These projects often involve private-sector partners through credit assistance incorporating more advantageous terms, ARTBA said in announcing the update. The group pushed for the change in recommendations for the next surface transportation reauthorization bill due in September 2026.
"ARTBA called on congress and the Trump administration to include the change to 49 percent TIFIA participation," the association said. "While helping enhance DOT's profile as a ‘lender of choice' for project sponsors, the revised policy will in turn free up other grants and funding resources."
Those other sources are earmarked for surface transportation improvements not eligible for TIFIA.

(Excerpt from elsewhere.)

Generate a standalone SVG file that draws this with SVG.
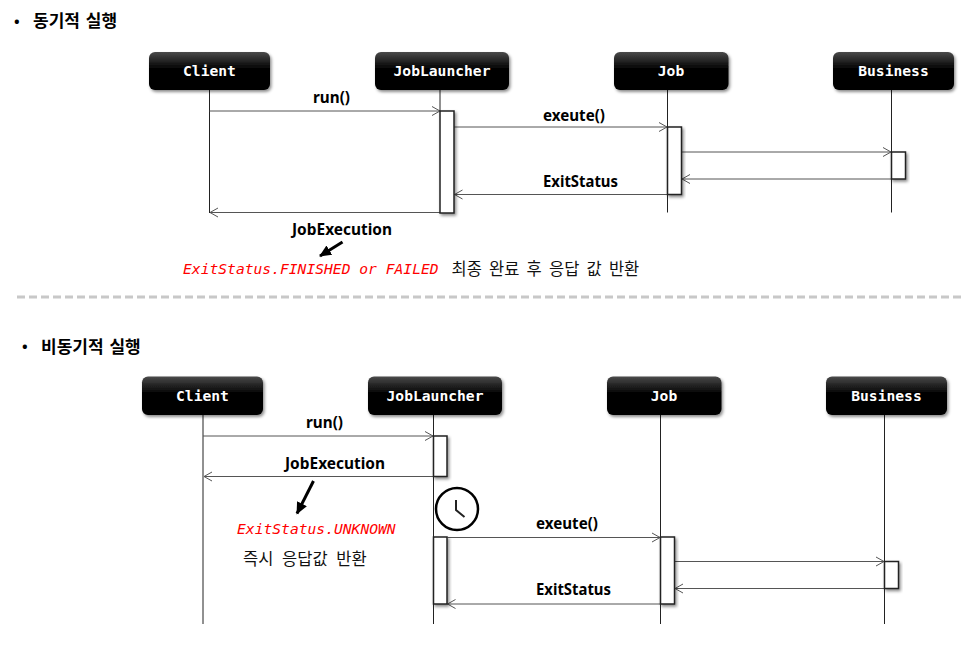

ARTBA noted that Duffy cited feedback from DOT partners as contributing to his department's policy change.
Law firm Nixon Peabody believes the more than $150 billion in investment and $52 million-plus in direct loans is the program's proven track record.
The firm likes the program's low, fixed interest rates which reduce borrowing costs for project sponsors.

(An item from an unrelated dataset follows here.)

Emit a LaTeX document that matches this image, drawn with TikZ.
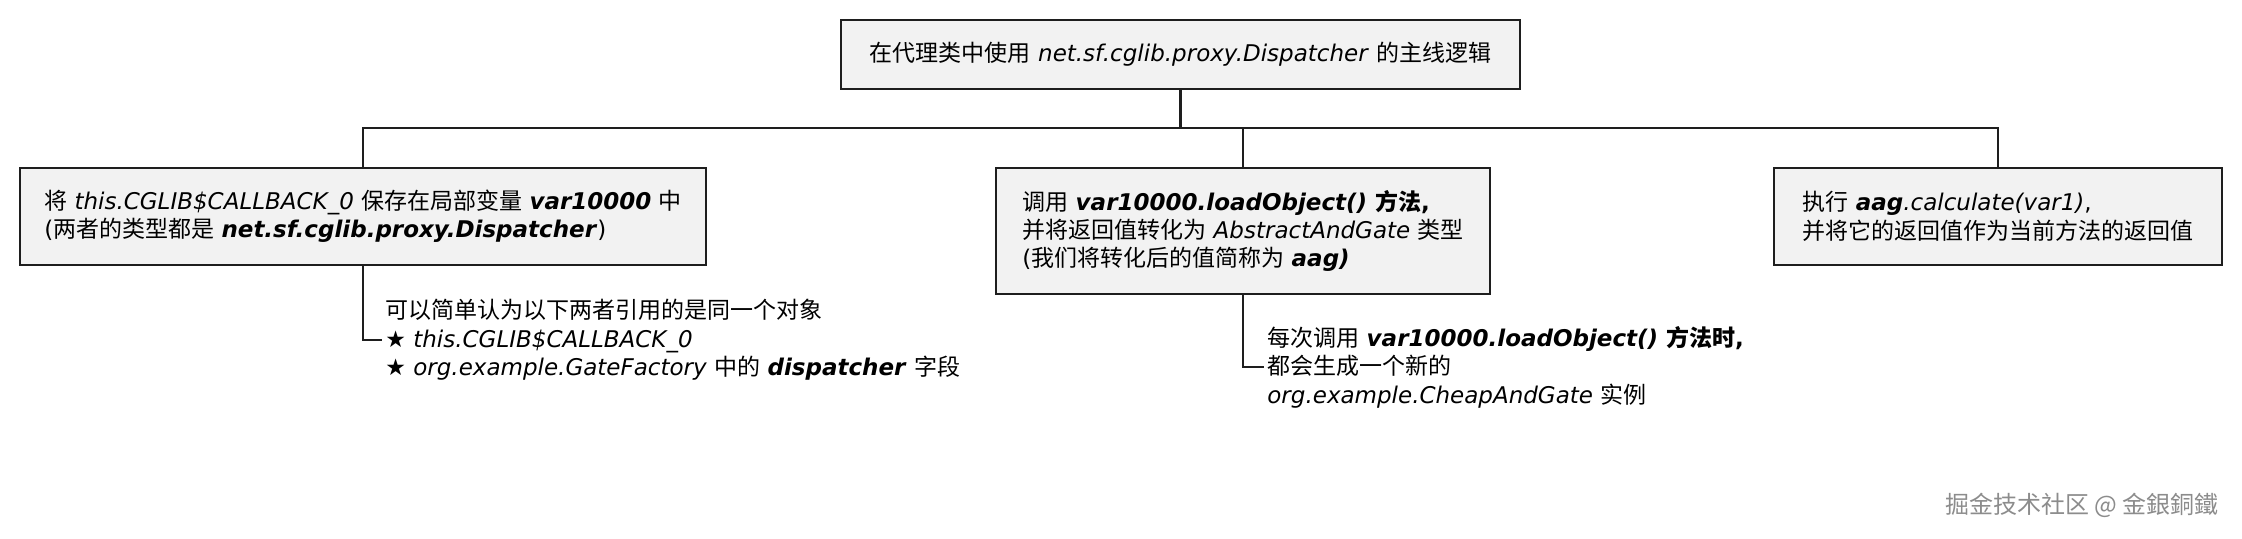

TIFIA's flexible amortization schedules are tailored to project cash flows, said Nixon Peabody staffers Roderick Devlin and Virginia Wong.
They also like the long repayment periods of up to 35 years and as long as 75 years, in some cases, that are built into the program.
No pre-payment penalties mean borrowers can repay early without incurring additional costs.
"Enhanced financial viability for projects that may otherwise struggle to attract private investment," makes TIFIA a critical tool.
And it's a tool designed perfectly to benefit public-private partnerships and innovative project delivery, believes Nixon Peabody.
Annual availability of TIFIA funding is determined by congressional appropriations rather than a statutory cap.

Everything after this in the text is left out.